10 When you go to war against your enemies and God, your God, gives you victory and you take prisoners, 11 and then you notice among the prisoners of war a good-looking woman whom you find attractive and would like to marry, 12 this is what you do: Take her home; have her trim her hair, cut her nails, 13 and discard the clothes she was wearing when captured. She is then to stay in your home for a full month, mourning her father and mother. Then you may go to bed with her as husband and wife. 14 If it turns out you don't like her, you must let her go and live wherever she wishes. But you can't sell her or use her as a slave since you've humiliated her.
15 When a man has two wives, one loved and the other hated, and they both give him sons, but the firstborn is from the hated wife, 16 at the time he divides the inheritance with his sons he must not treat the son of the loved wife as the firstborn, cutting out the son of the hated wife, who is the actual firstborn. 17 No, he must acknowledge the inheritance rights of the real firstborn, the son of the hated wife, by giving him a double share of the inheritance: that son is the first proof of his virility; the rights of the firstborn belong to him.
18 When a man has a stubborn son, a real rebel who won't do a thing his mother and father tell him, and even though they discipline him he still won't obey, 19 his father and mother shall forcibly bring him before the leaders at the city gate 20 and say to the city fathers, "This son of ours is a stubborn rebel; he won't listen to a thing we say. He's a glutton and a drunk." 21 Then all the men of the town are to throw rocks at him until he's dead. You will have purged the evil pollution from among you. All Israel will hear what's happened and be in awe. 22 When a man has committed a capital crime, been given the death sentence, executed and hung from a tree, 23 don't leave his dead body hanging overnight from the tree. Give him a decent burial that same day so that you don't desecrate your God-given land - a hanged man is an insult to God.
Matthew Henry's Commentary on Deuteronomy 21:10-23
Commentary on Deuteronomy 21:10-14
(Read Deuteronomy 21:10-14)
By this law a soldier was allowed to marry his captive, if he pleased. This might take place upon some occasions; but the law does not show any approval of it. It also intimates how binding the laws of justice and honour are in marriage; which is a sacred engagement.
Commentary on Deuteronomy 21:15-17
(Read Deuteronomy 21:15-17)
This law restrains men from disinheriting their eldest sons without just cause. The principle in this case as to children, is still binding to parents; they must give children their right without partiality.
Commentary on Deuteronomy 21:18-21
(Read Deuteronomy 21:18-21)
Observe how the criminal is here described. He is a stubborn and rebellious son. No child was to fare the worse for weakness of capacity, slowness, or dulness, but for wilfulness and obstinacy.
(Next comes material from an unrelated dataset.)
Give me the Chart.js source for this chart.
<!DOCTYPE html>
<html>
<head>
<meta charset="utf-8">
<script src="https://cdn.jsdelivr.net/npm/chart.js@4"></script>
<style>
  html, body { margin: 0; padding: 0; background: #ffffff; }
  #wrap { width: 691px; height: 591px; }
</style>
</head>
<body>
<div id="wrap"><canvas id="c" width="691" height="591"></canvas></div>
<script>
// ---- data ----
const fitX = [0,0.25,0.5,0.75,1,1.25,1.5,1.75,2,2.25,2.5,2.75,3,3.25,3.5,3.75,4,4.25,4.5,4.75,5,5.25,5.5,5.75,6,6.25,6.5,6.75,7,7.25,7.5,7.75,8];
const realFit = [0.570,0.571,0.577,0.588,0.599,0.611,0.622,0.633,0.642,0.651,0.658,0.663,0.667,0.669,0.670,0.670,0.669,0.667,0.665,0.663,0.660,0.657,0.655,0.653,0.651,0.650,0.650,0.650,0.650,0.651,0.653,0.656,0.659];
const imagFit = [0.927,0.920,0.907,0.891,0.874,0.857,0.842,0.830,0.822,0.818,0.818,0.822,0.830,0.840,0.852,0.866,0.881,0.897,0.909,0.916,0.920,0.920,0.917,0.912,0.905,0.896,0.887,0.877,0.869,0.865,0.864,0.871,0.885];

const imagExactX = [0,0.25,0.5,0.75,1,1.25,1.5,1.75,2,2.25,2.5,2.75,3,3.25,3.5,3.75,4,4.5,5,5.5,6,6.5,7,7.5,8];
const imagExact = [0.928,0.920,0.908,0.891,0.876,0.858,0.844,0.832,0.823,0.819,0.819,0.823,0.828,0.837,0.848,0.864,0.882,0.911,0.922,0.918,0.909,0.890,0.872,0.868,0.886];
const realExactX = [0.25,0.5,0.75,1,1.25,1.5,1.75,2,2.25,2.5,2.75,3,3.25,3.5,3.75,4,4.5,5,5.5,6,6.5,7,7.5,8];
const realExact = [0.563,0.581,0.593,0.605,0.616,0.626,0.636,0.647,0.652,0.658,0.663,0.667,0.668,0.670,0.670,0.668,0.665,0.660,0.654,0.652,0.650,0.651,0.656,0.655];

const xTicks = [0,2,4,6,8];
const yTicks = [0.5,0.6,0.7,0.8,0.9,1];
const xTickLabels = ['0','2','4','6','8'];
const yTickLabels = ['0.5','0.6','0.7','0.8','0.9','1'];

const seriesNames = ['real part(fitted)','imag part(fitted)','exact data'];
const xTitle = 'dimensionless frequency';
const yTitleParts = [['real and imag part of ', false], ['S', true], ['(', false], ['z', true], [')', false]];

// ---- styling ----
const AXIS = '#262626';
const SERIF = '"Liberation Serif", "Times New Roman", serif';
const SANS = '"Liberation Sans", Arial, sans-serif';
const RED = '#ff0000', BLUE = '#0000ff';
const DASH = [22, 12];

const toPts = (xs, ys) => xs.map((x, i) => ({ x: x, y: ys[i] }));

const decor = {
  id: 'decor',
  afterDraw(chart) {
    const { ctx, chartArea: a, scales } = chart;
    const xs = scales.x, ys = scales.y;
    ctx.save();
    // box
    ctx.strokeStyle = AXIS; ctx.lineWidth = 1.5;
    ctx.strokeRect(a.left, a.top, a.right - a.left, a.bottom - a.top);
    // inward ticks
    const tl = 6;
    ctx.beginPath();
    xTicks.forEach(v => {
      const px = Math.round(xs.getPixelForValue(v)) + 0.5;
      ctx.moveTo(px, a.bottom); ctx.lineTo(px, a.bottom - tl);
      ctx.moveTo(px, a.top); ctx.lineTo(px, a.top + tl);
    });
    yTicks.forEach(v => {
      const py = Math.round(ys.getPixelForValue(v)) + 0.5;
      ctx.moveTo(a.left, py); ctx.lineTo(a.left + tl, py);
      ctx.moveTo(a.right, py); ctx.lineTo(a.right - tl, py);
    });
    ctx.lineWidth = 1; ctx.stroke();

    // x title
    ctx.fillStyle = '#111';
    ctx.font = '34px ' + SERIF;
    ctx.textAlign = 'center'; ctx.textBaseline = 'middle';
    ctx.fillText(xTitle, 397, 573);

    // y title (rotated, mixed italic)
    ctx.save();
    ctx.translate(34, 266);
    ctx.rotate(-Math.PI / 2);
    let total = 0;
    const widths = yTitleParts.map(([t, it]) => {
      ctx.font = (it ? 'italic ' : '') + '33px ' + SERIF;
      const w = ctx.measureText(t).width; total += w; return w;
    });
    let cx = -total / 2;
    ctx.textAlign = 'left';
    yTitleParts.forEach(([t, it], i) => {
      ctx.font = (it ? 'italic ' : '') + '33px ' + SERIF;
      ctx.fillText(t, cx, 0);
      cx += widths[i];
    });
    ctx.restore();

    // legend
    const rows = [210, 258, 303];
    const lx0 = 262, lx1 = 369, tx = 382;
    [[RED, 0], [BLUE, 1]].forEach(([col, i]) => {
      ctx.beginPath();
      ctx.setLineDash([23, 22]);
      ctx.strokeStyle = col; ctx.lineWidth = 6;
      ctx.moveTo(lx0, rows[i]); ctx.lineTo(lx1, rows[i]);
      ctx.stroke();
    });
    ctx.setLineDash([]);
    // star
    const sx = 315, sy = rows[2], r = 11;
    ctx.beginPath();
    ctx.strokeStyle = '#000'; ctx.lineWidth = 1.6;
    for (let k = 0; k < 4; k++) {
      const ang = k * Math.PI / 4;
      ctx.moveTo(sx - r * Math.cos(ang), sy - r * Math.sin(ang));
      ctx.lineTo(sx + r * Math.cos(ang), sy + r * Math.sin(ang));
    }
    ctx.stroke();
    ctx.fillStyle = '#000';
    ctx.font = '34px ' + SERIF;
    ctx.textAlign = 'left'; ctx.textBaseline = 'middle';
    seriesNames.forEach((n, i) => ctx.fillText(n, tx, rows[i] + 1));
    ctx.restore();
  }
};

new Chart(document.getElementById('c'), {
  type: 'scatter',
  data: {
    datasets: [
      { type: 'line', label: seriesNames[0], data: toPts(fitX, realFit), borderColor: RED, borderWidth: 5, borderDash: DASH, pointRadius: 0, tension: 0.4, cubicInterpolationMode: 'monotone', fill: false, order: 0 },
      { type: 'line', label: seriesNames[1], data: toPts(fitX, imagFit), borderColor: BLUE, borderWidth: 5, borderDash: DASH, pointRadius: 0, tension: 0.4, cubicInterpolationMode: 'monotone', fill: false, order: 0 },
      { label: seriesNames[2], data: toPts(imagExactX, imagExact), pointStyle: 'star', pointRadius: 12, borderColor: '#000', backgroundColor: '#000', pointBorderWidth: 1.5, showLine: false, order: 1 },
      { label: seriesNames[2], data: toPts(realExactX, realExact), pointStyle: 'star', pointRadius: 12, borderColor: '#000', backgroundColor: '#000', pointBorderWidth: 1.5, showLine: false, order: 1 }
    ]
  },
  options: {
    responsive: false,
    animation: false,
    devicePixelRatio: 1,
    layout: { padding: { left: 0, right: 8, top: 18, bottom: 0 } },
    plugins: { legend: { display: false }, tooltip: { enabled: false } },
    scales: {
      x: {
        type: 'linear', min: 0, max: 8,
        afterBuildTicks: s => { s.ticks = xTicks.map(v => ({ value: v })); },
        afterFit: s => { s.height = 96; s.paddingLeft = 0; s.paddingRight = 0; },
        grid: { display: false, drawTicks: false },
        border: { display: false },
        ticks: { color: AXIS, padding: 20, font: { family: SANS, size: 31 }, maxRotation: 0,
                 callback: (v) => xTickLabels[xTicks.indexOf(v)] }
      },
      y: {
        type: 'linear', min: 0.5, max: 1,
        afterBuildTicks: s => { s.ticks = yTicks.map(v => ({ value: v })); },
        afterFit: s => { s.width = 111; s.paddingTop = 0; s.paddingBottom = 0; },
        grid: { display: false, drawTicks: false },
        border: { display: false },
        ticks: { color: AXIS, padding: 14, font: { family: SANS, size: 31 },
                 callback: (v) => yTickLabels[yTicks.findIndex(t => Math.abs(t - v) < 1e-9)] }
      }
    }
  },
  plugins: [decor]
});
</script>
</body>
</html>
Nothing draws men into all manner of wickedness, and hardens them in it more certainly and fatally, than drunkenness. When men take to drinking, they forget the law of honouring parents. His own father and mother must complain of him to the elders of the city. Children who forget their duty, must thank themselves, and not blame their parents, if they are regarded with less and less affection. He must be publicly stoned to death by the men of his city. Disobedience to a parent's authority must be very evil, when such a punishment was ordered; nor is it less provoking to God now, though it escapes punishment in this world. But when young people early become slaves to sensual appetites, the heart soon grows hard, and the conscience callous; and we can expect nothing but rebellion and destruction.
Commentary on Deuteronomy 21:22-23
(Read Deuteronomy 21:22-23)
By the law of Moses, the touch of a dead body was defiling, therefore dead bodies must not be left hanging, as that would defile the land. There is one reason here which has reference to Christ; "He that is hanged is accursed of God;" that is, it is the highest degree of disgrace and reproach. Those who see a man thus hanging between heaven and earth, will conclude him abandoned of both, and unworthy of either. Moses, by the Spirit, uses this phrase of being accursed of God, when he means no more than being treated most disgracefully, that it might afterward be applied to the death of Christ, and might show that in it he underwent the curse of the law for us; which proves his love, and encourages to faith in him.